→ **PROBLEM DESCRIPTION**: Your task is to count the lines of the entries below that include the word "with" and to give only the resulting number.

→ **SOURCE RECORDS**:
....

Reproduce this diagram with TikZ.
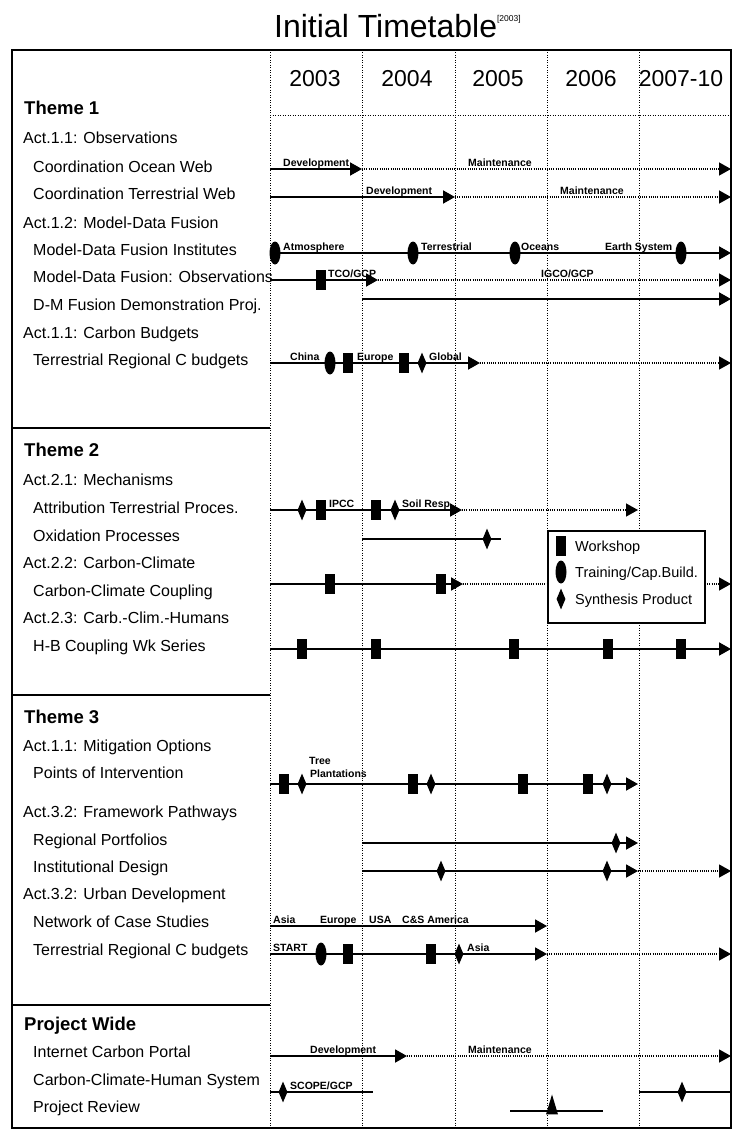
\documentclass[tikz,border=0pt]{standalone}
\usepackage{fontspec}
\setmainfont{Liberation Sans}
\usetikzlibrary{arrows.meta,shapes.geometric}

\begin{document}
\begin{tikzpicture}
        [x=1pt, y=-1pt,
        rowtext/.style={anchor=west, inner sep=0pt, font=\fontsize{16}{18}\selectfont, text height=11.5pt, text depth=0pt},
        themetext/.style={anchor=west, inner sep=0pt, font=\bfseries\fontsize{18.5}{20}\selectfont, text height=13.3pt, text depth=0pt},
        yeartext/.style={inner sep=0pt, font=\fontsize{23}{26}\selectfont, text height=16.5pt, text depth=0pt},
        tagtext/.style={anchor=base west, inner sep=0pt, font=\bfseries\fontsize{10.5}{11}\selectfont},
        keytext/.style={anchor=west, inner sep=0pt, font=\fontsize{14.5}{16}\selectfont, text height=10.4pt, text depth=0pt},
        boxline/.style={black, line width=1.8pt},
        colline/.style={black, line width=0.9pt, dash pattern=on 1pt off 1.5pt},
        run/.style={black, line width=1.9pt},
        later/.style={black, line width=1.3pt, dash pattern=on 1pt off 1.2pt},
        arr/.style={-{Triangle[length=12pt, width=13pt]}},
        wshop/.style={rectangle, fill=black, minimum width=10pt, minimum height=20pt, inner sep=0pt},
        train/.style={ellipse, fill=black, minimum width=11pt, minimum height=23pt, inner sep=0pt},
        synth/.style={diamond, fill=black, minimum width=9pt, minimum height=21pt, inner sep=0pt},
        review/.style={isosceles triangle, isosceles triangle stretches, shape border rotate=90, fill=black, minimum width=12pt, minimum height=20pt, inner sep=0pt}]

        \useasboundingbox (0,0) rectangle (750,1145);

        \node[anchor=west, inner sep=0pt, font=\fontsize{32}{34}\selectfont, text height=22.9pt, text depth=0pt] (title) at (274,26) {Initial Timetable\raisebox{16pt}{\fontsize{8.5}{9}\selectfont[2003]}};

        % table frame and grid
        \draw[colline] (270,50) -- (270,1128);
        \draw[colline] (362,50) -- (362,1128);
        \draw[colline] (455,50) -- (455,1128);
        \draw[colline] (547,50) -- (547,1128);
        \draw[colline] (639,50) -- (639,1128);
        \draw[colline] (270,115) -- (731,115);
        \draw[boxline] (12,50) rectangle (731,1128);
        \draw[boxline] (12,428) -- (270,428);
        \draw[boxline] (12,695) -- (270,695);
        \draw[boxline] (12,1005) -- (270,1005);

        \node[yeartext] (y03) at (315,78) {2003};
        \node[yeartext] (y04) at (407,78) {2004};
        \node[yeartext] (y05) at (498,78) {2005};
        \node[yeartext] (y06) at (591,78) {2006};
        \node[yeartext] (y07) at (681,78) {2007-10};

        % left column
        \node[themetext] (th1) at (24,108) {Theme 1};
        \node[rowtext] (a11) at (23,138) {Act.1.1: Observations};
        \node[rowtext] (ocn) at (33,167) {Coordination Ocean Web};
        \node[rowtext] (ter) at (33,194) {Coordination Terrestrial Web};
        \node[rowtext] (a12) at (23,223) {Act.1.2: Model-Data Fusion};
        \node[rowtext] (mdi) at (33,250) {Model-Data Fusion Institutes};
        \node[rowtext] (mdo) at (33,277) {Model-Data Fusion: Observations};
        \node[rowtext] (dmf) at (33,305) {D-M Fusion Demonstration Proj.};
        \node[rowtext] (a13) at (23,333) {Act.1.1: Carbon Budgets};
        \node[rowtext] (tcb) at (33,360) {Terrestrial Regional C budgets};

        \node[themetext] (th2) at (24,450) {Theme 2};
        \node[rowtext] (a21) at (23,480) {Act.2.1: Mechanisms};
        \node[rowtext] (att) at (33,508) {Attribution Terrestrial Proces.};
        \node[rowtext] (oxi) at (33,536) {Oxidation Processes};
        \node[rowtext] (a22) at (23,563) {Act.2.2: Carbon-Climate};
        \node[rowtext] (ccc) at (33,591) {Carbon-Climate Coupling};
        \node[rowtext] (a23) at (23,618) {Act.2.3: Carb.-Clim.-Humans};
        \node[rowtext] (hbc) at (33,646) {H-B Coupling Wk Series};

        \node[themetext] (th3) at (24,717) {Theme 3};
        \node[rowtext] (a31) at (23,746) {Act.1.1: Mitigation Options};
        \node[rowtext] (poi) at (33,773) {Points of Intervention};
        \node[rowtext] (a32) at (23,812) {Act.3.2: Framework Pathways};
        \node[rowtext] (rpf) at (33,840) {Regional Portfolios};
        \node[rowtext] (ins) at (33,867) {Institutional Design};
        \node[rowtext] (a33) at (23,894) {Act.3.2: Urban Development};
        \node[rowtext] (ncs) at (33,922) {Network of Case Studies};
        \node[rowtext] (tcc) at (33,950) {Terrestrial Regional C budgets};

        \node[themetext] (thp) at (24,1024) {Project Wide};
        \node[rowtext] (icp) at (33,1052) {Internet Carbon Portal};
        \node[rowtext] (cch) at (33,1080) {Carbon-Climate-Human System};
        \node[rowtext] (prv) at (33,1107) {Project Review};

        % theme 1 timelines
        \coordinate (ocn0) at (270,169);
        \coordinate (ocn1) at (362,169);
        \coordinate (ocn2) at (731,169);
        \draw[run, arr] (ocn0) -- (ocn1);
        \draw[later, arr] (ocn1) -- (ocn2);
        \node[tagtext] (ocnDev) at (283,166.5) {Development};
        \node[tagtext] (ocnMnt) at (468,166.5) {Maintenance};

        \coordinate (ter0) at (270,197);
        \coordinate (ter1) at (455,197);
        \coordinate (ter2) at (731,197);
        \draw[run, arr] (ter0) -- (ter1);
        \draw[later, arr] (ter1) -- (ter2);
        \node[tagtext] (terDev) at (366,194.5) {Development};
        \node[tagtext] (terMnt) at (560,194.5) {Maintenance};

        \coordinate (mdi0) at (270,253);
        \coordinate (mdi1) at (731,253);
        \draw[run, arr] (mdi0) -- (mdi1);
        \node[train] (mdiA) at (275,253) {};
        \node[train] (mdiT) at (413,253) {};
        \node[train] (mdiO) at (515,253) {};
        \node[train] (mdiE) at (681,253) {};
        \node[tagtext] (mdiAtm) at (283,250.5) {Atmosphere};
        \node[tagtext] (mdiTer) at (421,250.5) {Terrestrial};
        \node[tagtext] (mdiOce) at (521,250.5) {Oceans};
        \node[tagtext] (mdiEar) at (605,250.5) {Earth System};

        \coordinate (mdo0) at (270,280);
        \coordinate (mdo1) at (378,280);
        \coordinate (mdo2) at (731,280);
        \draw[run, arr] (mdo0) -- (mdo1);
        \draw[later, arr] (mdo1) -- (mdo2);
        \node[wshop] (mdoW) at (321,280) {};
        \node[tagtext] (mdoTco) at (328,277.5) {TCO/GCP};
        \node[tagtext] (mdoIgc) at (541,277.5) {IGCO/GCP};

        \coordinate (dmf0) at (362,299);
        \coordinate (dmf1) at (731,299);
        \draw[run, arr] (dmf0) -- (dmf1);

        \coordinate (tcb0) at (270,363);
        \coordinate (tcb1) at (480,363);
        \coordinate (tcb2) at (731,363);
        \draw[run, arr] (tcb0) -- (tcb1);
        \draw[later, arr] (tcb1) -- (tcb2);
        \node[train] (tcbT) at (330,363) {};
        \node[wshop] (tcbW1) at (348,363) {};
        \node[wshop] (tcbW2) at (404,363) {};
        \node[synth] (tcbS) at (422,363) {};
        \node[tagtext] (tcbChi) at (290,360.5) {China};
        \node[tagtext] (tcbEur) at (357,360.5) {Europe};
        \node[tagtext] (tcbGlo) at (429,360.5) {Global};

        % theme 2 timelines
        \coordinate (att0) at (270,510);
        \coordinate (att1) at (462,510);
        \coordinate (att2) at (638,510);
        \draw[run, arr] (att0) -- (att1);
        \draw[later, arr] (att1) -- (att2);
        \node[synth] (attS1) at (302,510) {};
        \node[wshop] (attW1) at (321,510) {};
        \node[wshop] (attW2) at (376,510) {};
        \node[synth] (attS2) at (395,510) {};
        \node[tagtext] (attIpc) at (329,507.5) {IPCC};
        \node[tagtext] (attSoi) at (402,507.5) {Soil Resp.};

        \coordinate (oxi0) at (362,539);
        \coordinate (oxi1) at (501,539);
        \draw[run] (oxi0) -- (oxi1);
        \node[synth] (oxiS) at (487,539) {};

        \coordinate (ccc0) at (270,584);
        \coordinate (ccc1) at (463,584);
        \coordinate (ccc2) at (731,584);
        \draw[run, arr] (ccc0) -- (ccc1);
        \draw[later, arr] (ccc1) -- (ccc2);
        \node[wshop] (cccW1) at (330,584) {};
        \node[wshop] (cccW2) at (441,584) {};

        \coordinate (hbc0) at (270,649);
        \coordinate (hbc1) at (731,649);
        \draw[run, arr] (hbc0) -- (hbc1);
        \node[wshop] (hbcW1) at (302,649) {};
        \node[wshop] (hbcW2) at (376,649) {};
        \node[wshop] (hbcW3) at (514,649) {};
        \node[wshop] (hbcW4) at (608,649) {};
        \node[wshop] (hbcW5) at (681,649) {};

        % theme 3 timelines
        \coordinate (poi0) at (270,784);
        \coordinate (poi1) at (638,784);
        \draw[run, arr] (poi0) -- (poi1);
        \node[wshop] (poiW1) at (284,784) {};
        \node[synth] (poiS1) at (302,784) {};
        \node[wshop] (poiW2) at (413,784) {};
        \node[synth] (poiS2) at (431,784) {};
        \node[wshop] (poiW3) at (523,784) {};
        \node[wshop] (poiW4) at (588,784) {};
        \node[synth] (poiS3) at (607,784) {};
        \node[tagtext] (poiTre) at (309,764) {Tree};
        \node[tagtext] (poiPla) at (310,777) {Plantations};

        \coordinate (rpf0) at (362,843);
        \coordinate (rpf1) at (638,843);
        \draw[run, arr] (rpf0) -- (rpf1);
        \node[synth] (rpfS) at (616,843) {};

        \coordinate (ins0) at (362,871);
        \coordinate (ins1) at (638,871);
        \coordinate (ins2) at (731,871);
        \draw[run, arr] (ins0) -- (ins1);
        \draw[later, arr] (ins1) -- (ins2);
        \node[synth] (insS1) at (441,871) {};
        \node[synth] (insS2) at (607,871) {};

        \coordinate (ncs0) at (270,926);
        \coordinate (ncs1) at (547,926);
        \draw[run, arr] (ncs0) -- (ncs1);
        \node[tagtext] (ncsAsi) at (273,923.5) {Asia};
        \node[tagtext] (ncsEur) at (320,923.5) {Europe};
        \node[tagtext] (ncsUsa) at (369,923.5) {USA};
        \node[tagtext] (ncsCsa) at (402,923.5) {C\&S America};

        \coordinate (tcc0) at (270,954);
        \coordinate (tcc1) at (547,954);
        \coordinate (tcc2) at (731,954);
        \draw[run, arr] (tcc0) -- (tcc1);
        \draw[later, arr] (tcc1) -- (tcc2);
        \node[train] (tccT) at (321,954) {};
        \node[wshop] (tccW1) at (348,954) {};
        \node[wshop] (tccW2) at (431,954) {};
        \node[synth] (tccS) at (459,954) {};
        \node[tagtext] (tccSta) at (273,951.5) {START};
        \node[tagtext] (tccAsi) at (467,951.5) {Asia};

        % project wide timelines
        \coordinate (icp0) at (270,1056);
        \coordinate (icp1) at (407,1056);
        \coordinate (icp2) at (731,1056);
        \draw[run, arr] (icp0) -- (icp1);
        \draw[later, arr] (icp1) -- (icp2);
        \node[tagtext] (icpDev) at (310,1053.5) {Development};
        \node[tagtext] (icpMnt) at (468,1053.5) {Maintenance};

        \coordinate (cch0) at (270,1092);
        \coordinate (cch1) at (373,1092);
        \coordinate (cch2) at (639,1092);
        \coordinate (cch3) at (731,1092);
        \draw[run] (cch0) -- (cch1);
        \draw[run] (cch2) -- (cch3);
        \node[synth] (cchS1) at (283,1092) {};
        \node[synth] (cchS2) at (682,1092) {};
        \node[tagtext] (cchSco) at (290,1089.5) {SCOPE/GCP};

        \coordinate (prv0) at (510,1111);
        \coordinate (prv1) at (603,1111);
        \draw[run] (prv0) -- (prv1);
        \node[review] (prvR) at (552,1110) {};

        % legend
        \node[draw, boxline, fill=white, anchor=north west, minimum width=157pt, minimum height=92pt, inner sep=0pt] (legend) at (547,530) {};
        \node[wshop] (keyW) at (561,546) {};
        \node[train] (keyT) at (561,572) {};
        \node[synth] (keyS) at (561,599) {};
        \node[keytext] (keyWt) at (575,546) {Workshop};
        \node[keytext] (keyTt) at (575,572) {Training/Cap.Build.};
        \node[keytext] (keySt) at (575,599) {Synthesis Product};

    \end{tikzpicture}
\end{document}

....

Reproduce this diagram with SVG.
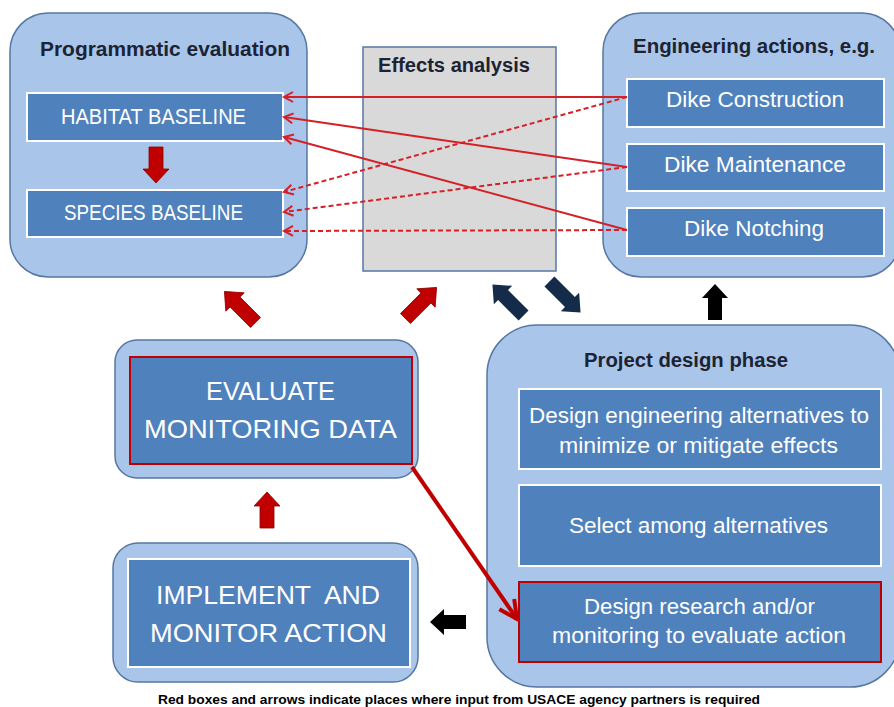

....

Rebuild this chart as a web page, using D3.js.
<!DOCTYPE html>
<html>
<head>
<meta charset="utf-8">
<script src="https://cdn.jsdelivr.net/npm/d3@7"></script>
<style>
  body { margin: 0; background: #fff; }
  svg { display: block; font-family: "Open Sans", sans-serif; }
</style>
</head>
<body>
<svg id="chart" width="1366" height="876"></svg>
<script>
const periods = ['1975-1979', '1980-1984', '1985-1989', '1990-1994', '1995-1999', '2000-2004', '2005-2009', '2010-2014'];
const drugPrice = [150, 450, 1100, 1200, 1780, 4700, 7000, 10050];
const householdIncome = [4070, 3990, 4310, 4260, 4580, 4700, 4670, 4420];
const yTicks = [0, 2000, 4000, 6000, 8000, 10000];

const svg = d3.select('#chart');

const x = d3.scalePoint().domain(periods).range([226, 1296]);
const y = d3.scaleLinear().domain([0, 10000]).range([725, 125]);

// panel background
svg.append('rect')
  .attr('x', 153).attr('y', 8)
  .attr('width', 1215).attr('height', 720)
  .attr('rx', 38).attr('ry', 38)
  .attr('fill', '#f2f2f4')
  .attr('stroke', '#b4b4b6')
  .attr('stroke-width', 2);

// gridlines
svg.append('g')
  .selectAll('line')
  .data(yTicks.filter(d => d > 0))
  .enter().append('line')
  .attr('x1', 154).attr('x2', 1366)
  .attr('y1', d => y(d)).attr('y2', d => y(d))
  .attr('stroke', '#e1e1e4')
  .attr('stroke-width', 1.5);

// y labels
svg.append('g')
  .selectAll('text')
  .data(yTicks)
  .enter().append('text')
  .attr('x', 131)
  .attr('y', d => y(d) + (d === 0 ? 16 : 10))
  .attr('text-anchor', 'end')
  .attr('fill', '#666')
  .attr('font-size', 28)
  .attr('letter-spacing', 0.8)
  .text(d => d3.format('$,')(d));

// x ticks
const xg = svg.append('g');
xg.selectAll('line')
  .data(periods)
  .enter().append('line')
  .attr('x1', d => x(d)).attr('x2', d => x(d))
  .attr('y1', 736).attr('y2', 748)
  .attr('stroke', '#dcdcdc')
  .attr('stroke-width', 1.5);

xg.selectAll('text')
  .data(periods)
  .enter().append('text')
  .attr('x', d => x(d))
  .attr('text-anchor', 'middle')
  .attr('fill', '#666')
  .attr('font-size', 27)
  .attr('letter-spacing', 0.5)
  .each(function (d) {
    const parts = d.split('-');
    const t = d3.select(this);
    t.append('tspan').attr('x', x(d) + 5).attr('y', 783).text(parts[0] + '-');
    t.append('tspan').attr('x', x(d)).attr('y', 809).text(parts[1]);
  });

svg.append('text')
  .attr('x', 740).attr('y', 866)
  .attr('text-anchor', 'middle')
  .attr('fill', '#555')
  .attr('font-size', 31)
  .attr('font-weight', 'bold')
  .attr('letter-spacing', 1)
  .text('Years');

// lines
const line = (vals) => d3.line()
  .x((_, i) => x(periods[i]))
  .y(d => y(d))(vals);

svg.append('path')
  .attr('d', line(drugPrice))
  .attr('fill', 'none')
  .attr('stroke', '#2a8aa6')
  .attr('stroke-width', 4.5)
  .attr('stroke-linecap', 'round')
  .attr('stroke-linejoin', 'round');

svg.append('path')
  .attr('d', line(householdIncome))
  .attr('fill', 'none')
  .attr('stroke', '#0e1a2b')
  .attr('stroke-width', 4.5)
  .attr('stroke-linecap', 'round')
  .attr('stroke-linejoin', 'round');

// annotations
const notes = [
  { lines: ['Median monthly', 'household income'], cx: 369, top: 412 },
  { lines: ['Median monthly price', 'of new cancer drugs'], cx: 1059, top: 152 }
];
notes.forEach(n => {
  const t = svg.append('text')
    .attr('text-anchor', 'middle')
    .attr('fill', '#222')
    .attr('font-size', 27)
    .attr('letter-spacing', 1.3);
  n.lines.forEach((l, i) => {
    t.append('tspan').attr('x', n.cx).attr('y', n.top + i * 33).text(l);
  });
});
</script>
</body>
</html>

....

→ **OUTPUT FOR THIS EXERCISE**: 2